Gold hit $4,187 per troy ounce on Friday, a 4.1 percent single-session gain that dragged the metal to yet another record and sent a clear message to anyone watching from Connaught Place or Nariman Point: the world's money managers are deeply uncomfortable with something. Equities in New York told a different, seemingly contradictory story. The S&P 500 climbed 1.71 percent to 7,483 and the Nasdaq Composite added 1.87 percent to close at 25,833. When gold and growth stocks rise in tandem, it typically means institutions are hedging in both directions at once, unwilling to call the macro outcome. For Delhi's retail investor base, which has grown by tens of millions of new demat accounts since 2022, that ambiguity matters.
The rupee's exposure to this environment is not abstract. The euro strengthened 0.47 percent against the dollar to 1.1440, continuing a trend that reflects reduced confidence in dollar-denominated assets relative to even six months ago. A softer dollar is, in principle, supportive for emerging-market currencies including the rupee, since it eases the import bill for dollar-priced commodities. On that front, there was genuine relief Friday: WTI crude fell 2.78 percent to $68.78 per barrel. For an economy that imports roughly 85 percent of its oil, cheaper crude directly softens the fuel-cost component of India's consumer price index. The Reserve Bank of India's Monetary Policy Committee, which next meets later this month, will have noticed.
Rates, Inflation and What the MPC Is Watching
Domestic inflation in Delhi has been running above the national headline CPI for most of 2026, driven by elevated food prices in wholesale mandis, rising residential rents in areas like Dwarka and Rohini, and persistent services inflation tied to wage growth in the city's large services sector. The RBI's headline inflation target remains 4 percent, with a tolerance band of 2 percentage points on either side. Market pricing coming into this week had leaned toward at least one more rate cut before the end of the third quarter, a view that cheaper oil makes somewhat more credible. Lower crude reduces input costs across manufacturing, logistics and power generation, all of which feed into the prices Delhiites pay at the pump, for LPG cylinders and for goods shipped up the Yamuna Expressway corridor.

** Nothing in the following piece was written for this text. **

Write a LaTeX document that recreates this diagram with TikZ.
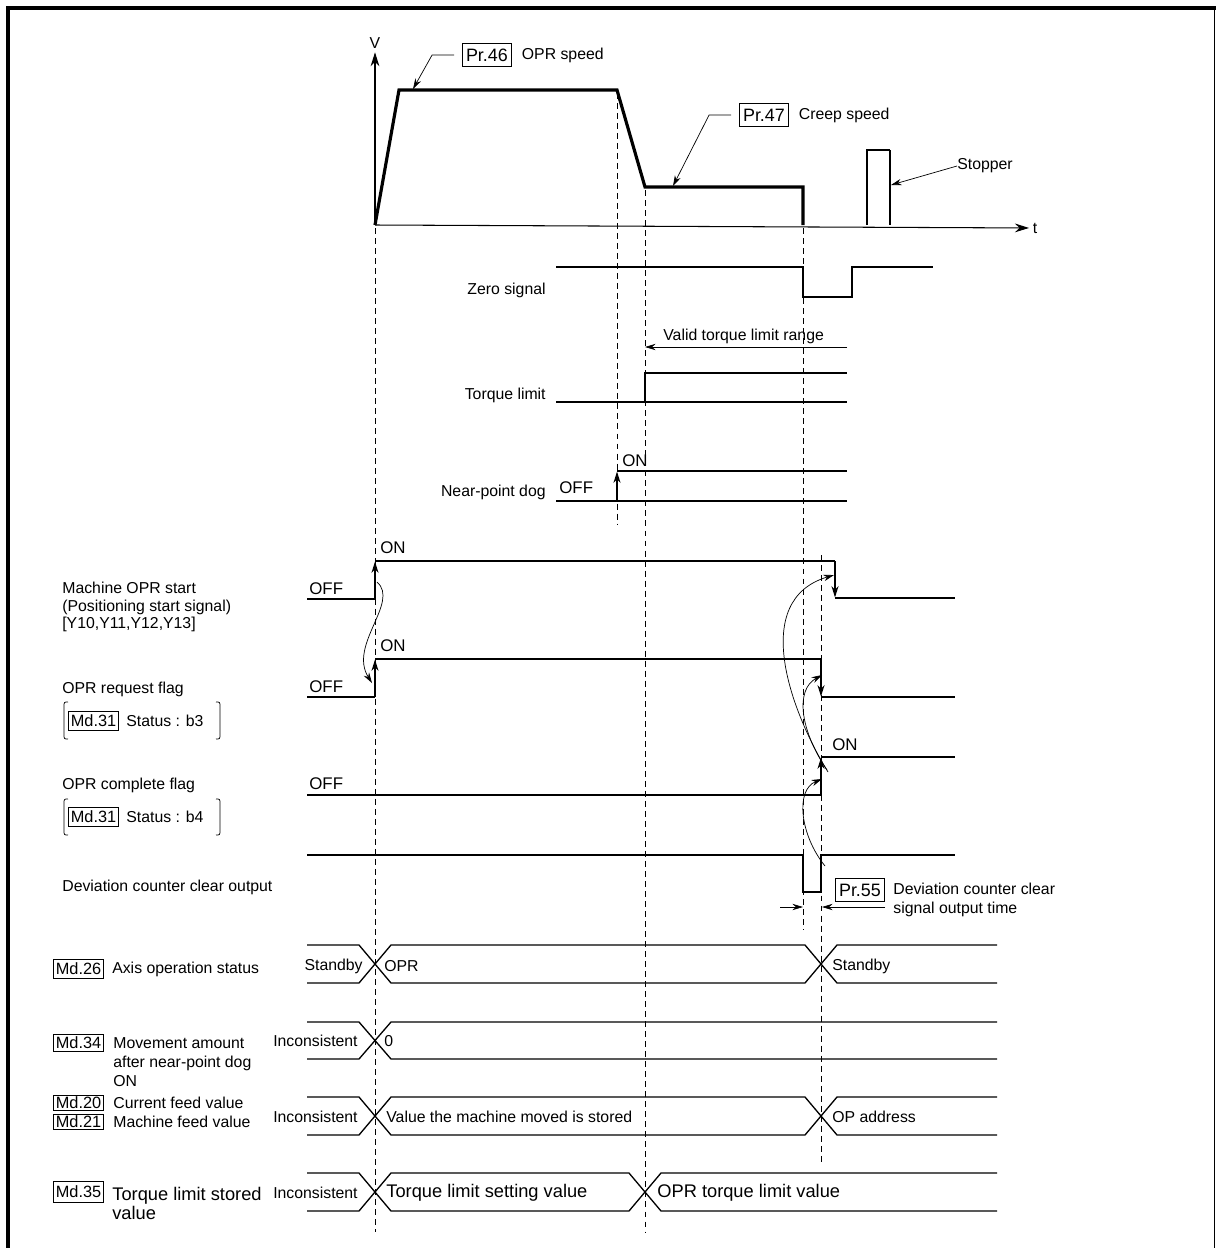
\documentclass[tikz,border=0pt]{standalone}
\usepackage{fontspec}
\setmainfont{Liberation Sans}
\usetikzlibrary{arrows.meta,positioning}

\begin{document}
\begin{tikzpicture}[x=0.02cm,y=-0.02cm,
    txt/.style={font=\fontsize{9}{10.5}\selectfont, inner sep=0pt},
    big/.style={font=\fontsize{10.4}{10.8}\selectfont, inner sep=0pt},
    state/.style={font=\fontsize{9.6}{11}\selectfont, inner sep=0pt},
    pbox/.style={draw, line width=0.6pt, font=\fontsize{10.2}{12}\selectfont, inner xsep=2pt, inner ysep=0pt, minimum height=13.5pt},
    mdbox/.style={draw, line width=0.6pt, font=\fontsize{9.3}{11}\selectfont, inner xsep=1.3pt, inner ysep=0pt, minimum height=10pt},
    axis/.style={line width=0.6pt, -{Stealth[length=8pt,width=5pt]}},
    speed/.style={line width=1.8pt, line join=miter},
    sig/.style={line width=0.9pt},
    tip/.style={-{Stealth[length=6.5pt,width=4pt]}},
    lead/.style={line width=0.4pt, -{Stealth[length=6pt,width=3.6pt]}},
    guide/.style={line width=0.5pt, dash pattern=on 3.4pt off 2.3pt},
    bus/.style={line width=0.75pt},
]
    \useasboundingbox (0,0) rectangle (1216,1248);
    \draw[line width=2.3pt] (8,1248) -- (8,8) -- (1216,8);
    \draw[line width=1.1pt] (1214.5,8) -- (1214.5,1248);
    % speed chart
    \coordinate (o) at(375,225);
    \node[txt, inner sep=2pt] at(375,43)(vlab){V};
    \node[txt, inner sep=2pt, anchor=west] at(1029,228)(tlab){t};
    \draw[axis] (o) -- (vlab);
    \draw[axis] (o) -- (tlab);
    \draw[speed] (o) -- (399,90) -- (617,90) -- (645,187) -- (803,187) -- (803,225);
    \node[pbox, anchor=west] at(462,55)(pr46){Pr.46};
    \node[txt, right=5.5pt of pr46](oprspd){OPR speed};
    \coordinate (v46) at(413,89);
    \draw[lead] ([xshift=-4.5pt]pr46.west) -- ++(-22,0) -- (v46);
    \node[pbox, anchor=west] at(739,115)(pr47){Pr.47};
    \node[txt, right=5.5pt of pr47](creep){Creep speed};
    \coordinate (v47) at(673,186);
    \draw[lead] ([xshift=-4.5pt]pr47.west) -- ++(-22,0) -- (v47);
    \draw[line width=0.6pt] (867,225) -- (867,150) -- (890,150);
    \draw[line width=1.3pt] (890,150) -- (890,225);
    \node[txt, anchor=west] at(957,166)(stoplab){Stopper};
    \coordinate (stop) at(891,185);
    \draw[lead] (stoplab.west) -- (stop);
    %
    \draw[guide] (375,228) -- (375,1232);
    \draw[guide] (617,93) -- (617,525);
    \draw[guide] (645,190) -- (645,1232);
    \draw[guide] (803,228) -- (803,930);
    \draw[guide] (821,555) -- (821,1162);
    % zero signal, torque limit, near-point dog
    \node[txt, anchor=east] at(546,290)(zero){Zero signal};
    \draw[sig] (556,267) -- (803,267) -- (803,297) -- (852,297) -- (852,267) -- (933,267);
    \node[txt, anchor=west] at(663,336)(valid){Valid torque limit range};
    \coordinate (vr) at(847,347);
    \coordinate (vl) at(645,347);
    \draw[lead] (vr) -- (vl);
    \node[txt, anchor=east] at(546,395)(torque){Torque limit};
    \draw[sig] (556,402) -- (645,402) -- (645,373) -- (847,373);
    \draw[sig] (645,402) -- (847,402);
    \node[txt, anchor=east] at(546,492)(dog){Near-point dog};
    \node[state, anchor=west] at(559,488)(dogoff){OFF};
    \node[state, anchor=west] at(622,461)(dogon){ON};
    \draw[sig] (556,501) -- (847,501);
    \draw[sig, tip] (617,501) -- (617,471.5);
    \draw[line width=1.3pt] (617,471) -- (847,471);
    % machine OPR start
    \node[txt, anchor=west, align=left, font=\fontsize{9}{9.9}\selectfont] at(62,607)(start){Machine OPR start\\(Positioning start signal)\\{}[Y10,Y11,Y12,Y13]};
    \node[state, anchor=west] at(309,589)(startoff){OFF};
    \node[state, anchor=west] at(380,548)(starton){ON};
    \draw[sig] (307,599) -- (375,599);
    \draw[sig, tip] (375,599) -- (375,561.5);
    \draw[sig] (375,561) -- (835,561);
    \draw[sig, tip] (835,561) -- (835,597.5);
    \draw[sig] (835,598) -- (955,598);
    % OPR request flag
    \node[txt, anchor=west] at(62,689)(req){OPR request flag};
    \node[mdbox, anchor=west, minimum height=10.5pt] at(68,721)(md31a){Md.31};
    \node[txt, right=4pt of md31a](b3){Status : b3};
    \draw[line width=0.4pt] (68,702) .. controls (64,702) .. (64,707) -- (64,734) .. controls (64,739) .. (68,739);
    \draw[line width=0.4pt] (216,702) .. controls (220,702) .. (220,707) -- (220,734) .. controls (220,739) .. (216,739);
    \node[state, anchor=west] at(309,687)(reqoff){OFF};
    \node[state, anchor=west] at(380,646)(reqon){ON};
    \draw[sig] (307,697) -- (375,697);
    \draw[sig, tip] (375,697) -- (375,659.5);
    \draw[sig] (375,659) -- (821,659);
    \draw[sig, tip] (821,659) -- (821,696.5);
    \draw[sig] (821,697) -- (955,697);
    % OPR complete flag
    \node[txt, anchor=west] at(62,785)(cmp){OPR complete flag};
    \node[mdbox, anchor=west, minimum height=10.5pt] at(68,817)(md31b){Md.31};
    \node[txt, right=4pt of md31b](b4){Status : b4};
    \draw[line width=0.4pt] (68,799) .. controls (64,799) .. (64,804) -- (64,830) .. controls (64,835) .. (68,835);
    \draw[line width=0.4pt] (216,799) .. controls (220,799) .. (220,804) -- (220,830) .. controls (220,835) .. (216,835);
    \node[state, anchor=west] at(309,784)(cmpoff){OFF};
    \node[state, anchor=west] at(832,745)(cmpon){ON};
    \draw[sig] (307,795) -- (821,795);
    \draw[sig, tip] (821,795) -- (821,757.5);
    \draw[sig] (821,757) -- (955,757);
    % deviation counter clear
    \node[txt, anchor=west] at(62,887)(dev){Deviation counter clear output};
    \draw[sig] (307,855) -- (803,855) -- (803,892) -- (821,892) -- (821,855) -- (955,855);
    \node[pbox, anchor=west] at(835,890)(pr55){Pr.55};
    \node[txt, anchor=north west, align=left, font=\fontsize{9}{10.6}\selectfont] at(893,883)(pr55t){Deviation counter clear\\signal output time};
    \coordinate (dl) at(780,907);
    \coordinate (dr) at(885,907);
    \draw[lead] (dl) -- (803,907);
    \draw[lead] (dr) -- (822,907);
    % timing curves
    \draw[lead] (377,582) .. controls (400,602) and (348,645) .. (372,683);
    \draw[lead] (828,772) .. controls (790,710) and (750,600) .. (834,575);
    \draw[lead] (827,770) .. controls (800,730) and (795,690) .. (822,675);
    \draw[lead] (825,866) .. controls (800,835) and (795,790) .. (822,779);
    % monitor rows
    \node[mdbox, anchor=west, minimum height=11.3pt] at(53,969)(md26){Md.26};
    \node[txt, right=4.5pt of md26](axst){Axis operation status};
    \draw[bus] (307,945) -- (359,945) -- (391,983) -- (805,983) -- (837,945) -- (997,945);
    \draw[bus] (307,983) -- (359,983) -- (391,945) -- (805,945) -- (837,983) -- (997,983);
    \node[txt, anchor=east] at(363,966)(stb1){Standby};
    \node[txt, anchor=west] at(384,966)(oprst){OPR};
    \node[txt, anchor=west] at(832,966)(stb2){Standby};
    %
    \node[mdbox, anchor=west, minimum height=9.6pt] at(53,1043)(md34){Md.34};
    \node[txt, anchor=west, align=left, font=\fontsize{9}{10.8}\selectfont] at(113,1062)(mv){Movement amount\\after near-point dog\\ON};
    \draw[bus] (307,1022) -- (359,1022) -- (391,1059) -- (997,1059);
    \draw[bus] (307,1059) -- (359,1059) -- (391,1022) -- (997,1022);
    \node[txt, anchor=east] at(358,1041)(inc1){Inconsistent};
    \node[txt, anchor=west] at(384,1041)(zero34){0};
    %
    \node[mdbox, anchor=west, minimum height=8.8pt] at(53,1103)(md20){Md.20};
    \node[txt, anchor=west] at(113,1103)(cur){Current feed value};
    \node[mdbox, anchor=west, minimum height=8.8pt] at(53,1122)(md21){Md.21};
    \node[txt, anchor=west] at(113,1122)(mach){Machine feed value};
    \draw[bus] (307,1097) -- (359,1097) -- (391,1135) -- (805,1135) -- (837,1097) -- (997,1097);
    \draw[bus] (307,1135) -- (359,1135) -- (391,1097) -- (805,1097) -- (837,1135) -- (997,1135);
    \node[txt, anchor=east] at(358,1117)(inc2){Inconsistent};
    \node[txt, anchor=west] at(386,1117)(moved){Value the machine moved is stored};
    \node[txt, anchor=west] at(832,1117)(opad){OP address};
    %
    \node[mdbox, anchor=west, minimum height=12.4pt] at(53,1192)(md35){Md.35};
    \node[big, anchor=west, align=left] at(112,1203.5)(tqst){Torque limit stored\\value};
    \draw[bus] (307,1173) -- (359,1173) -- (391,1211) -- (629,1211) -- (661,1173) -- (997,1173);
    \draw[bus] (307,1211) -- (359,1211) -- (391,1173) -- (629,1173) -- (661,1211) -- (997,1211);
    \node[txt, anchor=east] at(358,1193)(inc3){Inconsistent};
    \node[big, anchor=west] at(386,1193)(tqset){Torque limit setting value};
    \node[big, anchor=west] at(657,1193)(tqopr){OPR torque limit value};
\end{tikzpicture}
\end{document}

For borrowers, the direction of the repo rate has a direct read-through to home loan EMIs. A family that took a floating-rate mortgage of Rs 60 lakh in 2023 at the peak of the tightening cycle has already seen partial relief from cuts earlier this year. Another 25-basis-point reduction, should cheaper oil and a benign global dollar environment give the MPC political cover, would trim monthly payments further. Economists in the fixed-income market have been flagging that the transmission from repo cuts to actual bank lending rates has been slower than the RBI would like, a structural irritant that the central bank publicly acknowledged in its June bulletin.
Bitcoin's move Friday, a 6.66 percent surge to $62,456, deserves mention not because it changes the inflation calculus but because it reflects the risk appetite of a specific, growing cohort of Delhi investors. India's crypto exchanges reported record onboarding volumes in the January-March quarter of 2026 following regulatory clarification from SEBI and the Finance Ministry on the tax treatment of virtual digital assets. A Bitcoin rally of this magnitude, recovering ground lost through most of May and June, will encourage that cohort and potentially divert some incremental savings away from equity mutual funds and fixed deposits. For Nifty 50 volumes, that is a marginal negative worth monitoring.
On the equity side, the Sensex and Nifty 50 have broadly tracked the global risk-on tone through the first half of 2026, though both indices have underperformed the Nasdaq on a dollar-adjusted basis. The sectors most relevant to a Delhi reading are public-sector banks, which carry large government bond portfolios sensitive to rate expectations, and FMCG companies whose input costs track global commodity prices. A sustained decline in crude below $70 per barrel is unambiguously positive for paint manufacturers, petrochemicals processors and aviation stocks listed on the BSE. Domestic aviation in particular has been squeezed by high ATF prices through most of the past 18 months.
The investment flow picture for mid-2026 shows foreign portfolio investors cautiously returning to Indian debt after a difficult first quarter, attracted by the real yield on 10-year government securities relative to US Treasuries at current dollar levels. Gold's rally complicates that picture slightly, since Indian households tend to treat gold as a competing store of value to financial savings. If gold stays above $4,000, expect the World Gold Council's next quarterly demand report to show elevated Indian buying, which adds to the current account pressure even as the oil bill falls. That tension, between a supportive oil price and a demanding gold price, sits at the heart of what the Finance Ministry in North Block will be managing through the second half of the fiscal year.